The last objective may seem disconnected from the others. Neither law enforcement nor criminal justice, however, can be reformed without broader societal reform. I have already briefly touched on education. Here, I touch on healthcare. Healthcare impacts the full range of human life from birth to death. Healthcare professionals are esteemed and the impact of their opinions can be humanizing or dehumanizing.
Further, the efficient delivery of health care services has a huge impact on employment. Today, health care services make up almost 20% of gross domestic product. To whatever degree this financial burden can be reduced on employers, meaningful employment has the opportunity to grow.
Currently, patients may have access to certain parts of their medical records, but they do not own them. Medical records are generally owned by the healthcare professional who created them. It is dehumanizing to request a record that would not exist without the requestor only to be denied the record or to be constructively denied the record through an exorbitant research or copying fee. A federal law establishing individual ownership of medical records and limiting the cost of access to those medical records to the actual copying cost empowers patients to control healthcare information that is intrinsically theirs.
Next, express authorization for medical expenses should be required from patients. Many patients visit a healthcare professional and receive an invoice a week or so later from another healthcare professional or entity that they have never heard of and often cannot explain. The patient may have signed a blanket authorization which technically authorizes the expense, but this is a long way from collaborating with the patient about their health care expenses. Patients should be empowered to choose their own laboratory provider, MRI or CAT scan provider, and so forth. Even if patients choose to defer to their primary care professional, empowering patients to make these decisions is humanizing.

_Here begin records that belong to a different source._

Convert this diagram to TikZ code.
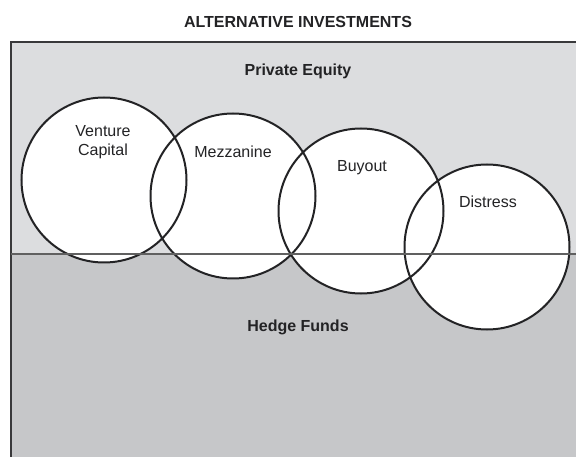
\documentclass[tikz,border=0pt]{standalone}
\usepackage{fontspec}
\setmainfont{Liberation Sans}
\usepackage{tikz}

\definecolor{peGray}{RGB}{220,221,223}
\definecolor{hfGray}{RGB}{198,199,201}
\definecolor{inkGray}{RGB}{35,35,37}

\begin{document}
\begin{tikzpicture}[x=1pt,y=-1pt,
    fund/.style={circle,minimum size=165pt,inner sep=0pt,fill=white},
    rim/.style={draw=inkGray,line width=2pt},
    lbl/.style={text=inkGray,font=\fontsize{16}{19.5}\selectfont,align=center},
    head/.style={text=inkGray,font=\fontsize{16}{17}\selectfont\bfseries}]
  \useasboundingbox (0,0) rectangle (576,457);
  % the two bands
  \fill[peGray] (11,42) rectangle (576,254);
  \fill[hfGray] (11,254) rectangle (576,457);
  \draw[inkGray!90,line width=2.2pt] (11,457) -- (11,42) -- (576,42);
  \node[head] (title) at (298,22) {ALTERNATIVE INVESTMENTS};
  \node[head] (pe) at (298,71) {Private Equity};
  \node[head] (hf) at (298,327) {Hedge Funds};
  % circles, filled first then outlined
  \node[fund] (vc) at (104,180) {};
  \node[fund] (mz) at (233,196) {};
  \node[fund] (bo) at (361,211) {};
  \node[fund] (ds) at (487,247) {};
  \foreach \c in {vc,mz,bo,ds}
    \draw[rim] (\c) circle (82.5pt);
  \draw[gray!75!black,line width=1.2pt] (11,254) coordinate (split) -- (576,254);
  \node[lbl] (vclbl) at (103,142) {Venture\\Capital};
  \node[lbl] (mzlbl) at (233,152) {Mezzanine};
  \node[lbl] (bolbl) at (362,168) {Buyout};
  \node[lbl] (dslbl) at (488,202) {Distress};
\end{tikzpicture}
\end{document}
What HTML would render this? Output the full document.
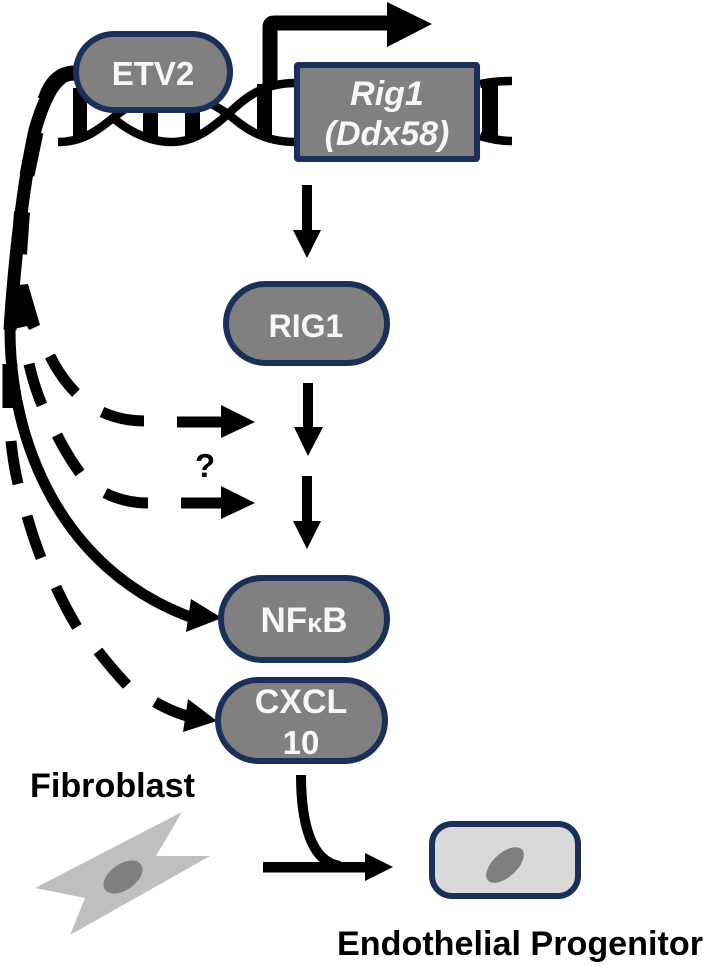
<!DOCTYPE html>
<html>
<head>
<meta charset="utf-8">
<style>
html,body{margin:0;padding:0;background:#fff;width:707px;height:966px;overflow:hidden}
svg{display:block}
text{font-family:"Liberation Sans",Arial,sans-serif;font-weight:bold}
.w{fill:#f7f7f7;text-anchor:middle;font-size:33px}
.node{fill:#808080;stroke:#1a3059;stroke-width:6}
</style>
</head>
<body>
<svg width="707" height="966" viewBox="0 0 707 966" xmlns="http://www.w3.org/2000/svg">
<!-- DNA -->
<g fill="none" stroke="#000" stroke-width="8.5">
<path d="M58 142 C85 142 100 128 113 118 C130 104 150 92 172 90 C195 92 212 104 228 114 C245 128 262 142 296 142"/>
<path d="M113 118 C130 132 150 142 172 142 C195 142 212 128 228 114 C245 98 262 83 296 83"/>
<path d="M480 84 C490 82 500 81 512 81"/>
<path d="M480 136 C490 139 500 141 512 141"/>
</g>
<g fill="#000">
<rect x="73" y="88" width="14" height="50"/>
<rect x="143" y="100" width="15" height="38"/>
<rect x="185" y="100" width="15" height="38"/>
<rect x="257" y="84" width="15" height="54"/>
<rect x="482" y="84" width="16" height="54"/>
</g>
<!-- promoter arrow -->
<path d="M270 84 V27 Q270 23 274 23 H390" fill="none" stroke="#000" stroke-width="15"/>
<polygon points="387,2 432,24 387,47" fill="#000"/>
<!-- left bundle -->
<g fill="none" stroke="#000">
<path d="M78 72 C58 72 46 92 35 130 C25 175 15 250 10 330" stroke-width="13"/>
<path d="M75 73 C58 73 50 85 45 100" stroke-width="15"/>
<path d="M36 132 L27 175" stroke-width="15"/>
<path d="M22 212 L19 254" stroke-width="16"/>
<path d="M10 330 C10 440 60 570 193 618" stroke-width="11"/>
<path d="M10 364 V408" stroke-width="15"/>
</g>
<polygon points="18,285 28,284 40,325 29,330 27,326 5,331" fill="#000"/>
<polygon points="191,599 186,632 222,618" fill="#000"/>
<!-- dashed paths -->
<g fill="none" stroke="#000" stroke-width="11">
<path d="M50 356 Q61 378 76 393"/>
<path d="M102 412 Q122 421 144 421"/>
<path d="M177 422 H225"/>
<path d="M29 364 Q34 386 42 405"/>
<path d="M57 435 Q67 455 80 473"/>
<path d="M105 493 Q125 503 148 503"/>
<path d="M181 503 H225"/>
<path d="M11 441 Q13 462 18 484"/>
<path d="M27 516 Q33 537 41 558"/>
<path d="M56 587 Q65 607 77 627"/>
<path d="M98 651 Q112 669 127 685"/>
<path d="M155 702 Q170 711 190 717"/>
</g>
<polygon points="221,405 255,422 221,438" fill="#000"/>
<polygon points="221,486 255,503 221,519" fill="#000"/>
<polygon points="188,699 183,732 217,721" fill="#000"/>
<!-- vertical arrows -->
<g fill="#000">
<rect x="302" y="185" width="10" height="46"/>
<polygon points="293,230 321,230 307,258"/>
<rect x="303" y="383" width="10" height="45"/>
<polygon points="294,427 323,427 308,456"/>
<rect x="302" y="476" width="10" height="46"/>
<polygon points="293,521 321,521 307,549"/>
</g>
<!-- nodes -->
<rect class="node" x="76" y="34" width="154" height="76" rx="38"/>
<rect class="node" x="297" y="65" width="180" height="94" rx="1"/>
<rect class="node" x="226" y="284" width="161" height="79" rx="39.5"/>
<rect class="node" x="221" y="578" width="166" height="82" rx="41"/>
<rect class="node" x="218" y="680" width="167" height="81" rx="40.5"/>
<text class="w" x="153" y="85">ETV2</text>
<text class="w" x="387" y="105" style="font-style:italic;font-size:34px">Rig1</text>
<text class="w" x="387" y="145" style="font-style:italic;font-size:34px">(Ddx58)</text>
<text class="w" x="306" y="337" style="font-size:32px">RIG1</text>
<text class="w" x="304" y="632" style="font-size:35px">NF<tspan font-size="27">κ</tspan>B</text>
<text class="w" x="301" y="713" style="font-size:34px">CXCL</text>
<text class="w" x="301" y="754" style="font-size:33px">10</text>
<text x="195" y="477" font-size="33" fill="#000">?</text>
<!-- bottom -->
<text x="30" y="797" font-size="34" fill="#000" textLength="165" lengthAdjust="spacingAndGlyphs">Fibroblast</text>
<polygon points="182,812 156,856 210,856 70,935 85,898 35,888" fill="#bfbfbf"/>
<ellipse cx="123" cy="877" rx="22" ry="13" transform="rotate(-35 123 877)" fill="#7f7f7f"/>
<path d="M301 775 C301 820 310 862 340 866" fill="none" stroke="#000" stroke-width="10"/>
<rect x="263" y="862" width="104" height="10.5" fill="#000"/>
<polygon points="365,853 393,867 365,881" fill="#000"/>
<rect x="432" y="824" width="146" height="72" rx="20" fill="#d9d9d9" stroke="#1a3059" stroke-width="6"/>
<ellipse cx="505" cy="865" rx="23" ry="12" transform="rotate(-42 505 865)" fill="#7f7f7f"/>
<text x="337" y="955" font-size="34" fill="#000" textLength="366" lengthAdjust="spacingAndGlyphs">Endothelial Progenitor</text>
</svg>
</body>
</html>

Likewise, patients should be able to make informed decisions about their healthcare providers. Currently, any incident which results in disciplinary action, legal action, or financial settlement by a medical doctor is reported to a national database. This database is kept private from the general public, patients, and prospective patients. This database should be made public for any medical doctor who is licensed by a government entity or paid by the government through payment such as Medicaid or medicare.
Today, almost every state limits the amount of civil damages against healthcare professionals who commit malpractice. Further, they are afforded additional due process protections that are not enjoyed by all other citizens. For example, there are restrictions on the type of evidence that can be used against them. Often, the burden of proof is higher to prove against healthcare professionals or a higher evidentiary standard is required to prove a case against them. There are certain societal pressures, such as expanded healthcare access, that may justify these damage limits and due process protections. Even so, there is no correlated limit on healthcare professional income. If a person who has been harmed by a healthcare professional is going to be limited in their ability to seek redress, there should be a correlated limit on the healthcare professionals’ income.